[Source code of charts]

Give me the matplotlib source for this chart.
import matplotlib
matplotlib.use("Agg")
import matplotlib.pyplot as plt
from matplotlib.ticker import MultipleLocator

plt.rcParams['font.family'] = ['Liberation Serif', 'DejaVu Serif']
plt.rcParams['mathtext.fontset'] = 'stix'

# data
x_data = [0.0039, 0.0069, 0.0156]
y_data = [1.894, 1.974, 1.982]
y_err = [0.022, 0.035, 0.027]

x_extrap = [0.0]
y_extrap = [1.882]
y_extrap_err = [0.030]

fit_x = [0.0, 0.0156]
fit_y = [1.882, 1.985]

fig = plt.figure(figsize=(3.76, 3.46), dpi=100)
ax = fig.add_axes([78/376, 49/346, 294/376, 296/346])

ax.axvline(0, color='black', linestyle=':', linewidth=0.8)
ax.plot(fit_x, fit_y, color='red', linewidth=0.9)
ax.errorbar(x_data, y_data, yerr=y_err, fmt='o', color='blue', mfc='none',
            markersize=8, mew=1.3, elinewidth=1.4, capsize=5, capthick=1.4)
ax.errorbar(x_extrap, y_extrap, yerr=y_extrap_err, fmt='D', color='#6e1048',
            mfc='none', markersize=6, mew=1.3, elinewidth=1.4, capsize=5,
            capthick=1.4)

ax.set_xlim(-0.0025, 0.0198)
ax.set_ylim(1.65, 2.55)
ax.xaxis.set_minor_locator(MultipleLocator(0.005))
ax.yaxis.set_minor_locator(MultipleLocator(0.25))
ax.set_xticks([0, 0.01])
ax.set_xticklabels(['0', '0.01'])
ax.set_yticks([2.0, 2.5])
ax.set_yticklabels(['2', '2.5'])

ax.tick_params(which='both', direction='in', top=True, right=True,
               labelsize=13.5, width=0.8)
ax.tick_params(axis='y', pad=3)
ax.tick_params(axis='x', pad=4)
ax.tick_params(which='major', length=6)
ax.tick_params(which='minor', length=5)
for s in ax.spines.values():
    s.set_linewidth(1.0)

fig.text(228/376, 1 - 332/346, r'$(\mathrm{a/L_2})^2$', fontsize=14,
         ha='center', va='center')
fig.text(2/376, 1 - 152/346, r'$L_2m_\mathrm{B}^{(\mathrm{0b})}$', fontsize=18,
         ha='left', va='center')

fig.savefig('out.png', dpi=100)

* * *

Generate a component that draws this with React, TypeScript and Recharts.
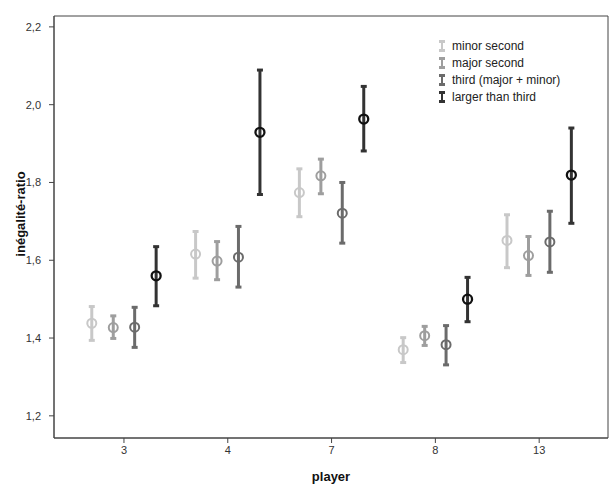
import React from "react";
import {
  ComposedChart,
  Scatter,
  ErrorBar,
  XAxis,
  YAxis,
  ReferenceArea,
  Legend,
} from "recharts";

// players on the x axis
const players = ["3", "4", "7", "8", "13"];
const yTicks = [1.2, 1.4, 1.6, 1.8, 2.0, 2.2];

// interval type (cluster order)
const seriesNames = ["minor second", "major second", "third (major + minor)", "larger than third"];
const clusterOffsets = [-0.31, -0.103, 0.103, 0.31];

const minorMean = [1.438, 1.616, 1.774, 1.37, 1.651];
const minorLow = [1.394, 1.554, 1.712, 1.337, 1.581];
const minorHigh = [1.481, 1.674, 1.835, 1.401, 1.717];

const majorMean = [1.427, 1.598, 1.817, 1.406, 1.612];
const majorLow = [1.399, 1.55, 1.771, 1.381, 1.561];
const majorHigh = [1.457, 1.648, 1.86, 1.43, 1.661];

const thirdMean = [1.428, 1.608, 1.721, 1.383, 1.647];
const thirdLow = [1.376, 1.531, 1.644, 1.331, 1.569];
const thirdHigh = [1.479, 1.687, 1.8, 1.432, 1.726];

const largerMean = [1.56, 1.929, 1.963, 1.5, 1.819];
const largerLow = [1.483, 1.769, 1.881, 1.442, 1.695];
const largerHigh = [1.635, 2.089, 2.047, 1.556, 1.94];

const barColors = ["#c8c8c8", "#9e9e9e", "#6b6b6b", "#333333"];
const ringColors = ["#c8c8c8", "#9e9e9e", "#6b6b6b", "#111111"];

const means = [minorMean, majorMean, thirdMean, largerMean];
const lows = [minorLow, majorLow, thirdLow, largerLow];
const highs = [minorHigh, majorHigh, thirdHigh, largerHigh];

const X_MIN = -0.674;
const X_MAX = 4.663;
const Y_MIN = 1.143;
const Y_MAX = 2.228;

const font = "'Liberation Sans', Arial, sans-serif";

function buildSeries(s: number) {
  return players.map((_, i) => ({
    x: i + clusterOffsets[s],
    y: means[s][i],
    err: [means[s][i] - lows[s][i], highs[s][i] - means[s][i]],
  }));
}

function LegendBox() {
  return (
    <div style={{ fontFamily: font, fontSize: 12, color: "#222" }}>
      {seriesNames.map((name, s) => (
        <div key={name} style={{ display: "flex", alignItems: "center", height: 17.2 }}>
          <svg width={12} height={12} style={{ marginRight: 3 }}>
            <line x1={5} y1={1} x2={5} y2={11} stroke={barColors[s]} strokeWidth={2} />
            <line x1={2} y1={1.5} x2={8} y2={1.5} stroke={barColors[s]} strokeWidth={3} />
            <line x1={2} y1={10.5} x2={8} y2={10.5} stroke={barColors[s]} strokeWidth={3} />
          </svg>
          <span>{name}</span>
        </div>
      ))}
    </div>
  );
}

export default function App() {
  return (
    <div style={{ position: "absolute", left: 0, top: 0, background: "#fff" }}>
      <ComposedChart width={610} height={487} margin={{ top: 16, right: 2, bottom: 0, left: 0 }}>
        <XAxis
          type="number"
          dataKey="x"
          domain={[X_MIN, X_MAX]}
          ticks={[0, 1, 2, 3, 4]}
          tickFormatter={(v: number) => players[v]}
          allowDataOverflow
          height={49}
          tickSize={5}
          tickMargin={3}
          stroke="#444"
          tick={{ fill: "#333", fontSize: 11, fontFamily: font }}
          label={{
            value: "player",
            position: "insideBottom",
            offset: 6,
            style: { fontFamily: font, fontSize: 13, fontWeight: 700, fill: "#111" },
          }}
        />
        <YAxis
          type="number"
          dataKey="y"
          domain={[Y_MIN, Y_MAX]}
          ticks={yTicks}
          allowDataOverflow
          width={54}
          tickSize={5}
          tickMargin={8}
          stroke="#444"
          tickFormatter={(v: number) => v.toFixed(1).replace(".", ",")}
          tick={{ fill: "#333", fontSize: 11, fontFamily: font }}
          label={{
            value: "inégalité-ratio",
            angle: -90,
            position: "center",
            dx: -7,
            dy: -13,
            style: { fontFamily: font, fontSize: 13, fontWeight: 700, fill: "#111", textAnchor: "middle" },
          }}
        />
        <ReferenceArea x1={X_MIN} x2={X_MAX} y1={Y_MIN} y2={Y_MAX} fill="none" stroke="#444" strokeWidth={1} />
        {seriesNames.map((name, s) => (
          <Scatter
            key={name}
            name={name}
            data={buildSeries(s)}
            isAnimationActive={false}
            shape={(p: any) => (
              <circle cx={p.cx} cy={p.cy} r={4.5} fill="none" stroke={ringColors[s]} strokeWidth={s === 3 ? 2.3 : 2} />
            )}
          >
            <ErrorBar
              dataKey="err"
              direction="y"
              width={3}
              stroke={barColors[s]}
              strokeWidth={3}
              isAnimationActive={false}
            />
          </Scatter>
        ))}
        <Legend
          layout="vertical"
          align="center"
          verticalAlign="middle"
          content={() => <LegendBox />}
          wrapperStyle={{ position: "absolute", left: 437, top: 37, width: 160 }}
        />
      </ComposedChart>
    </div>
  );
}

• The problem
Print the lines from the line with "Give me the matplotlib source for this chart." to the line with "ax = fig.add_axes([78/376, 49/346, 294/376, 296/346])" exactly, and print nothing else. Both of those lines are included.

• Answer
Give me the matplotlib source for this chart.
import matplotlib
matplotlib.use("Agg")
import matplotlib.pyplot as plt
from matplotlib.ticker import MultipleLocator

plt.rcParams['font.family'] = ['Liberation Serif', 'DejaVu Serif']
plt.rcParams['mathtext.fontset'] = 'stix'

# data
x_data = [0.0039, 0.0069, 0.0156]
y_data = [1.894, 1.974, 1.982]
y_err = [0.022, 0.035, 0.027]

x_extrap = [0.0]
y_extrap = [1.882]
y_extrap_err = [0.030]

fit_x = [0.0, 0.0156]
fit_y = [1.882, 1.985]

fig = plt.figure(figsize=(3.76, 3.46), dpi=100)
ax = fig.add_axes([78/376, 49/346, 294/376, 296/346])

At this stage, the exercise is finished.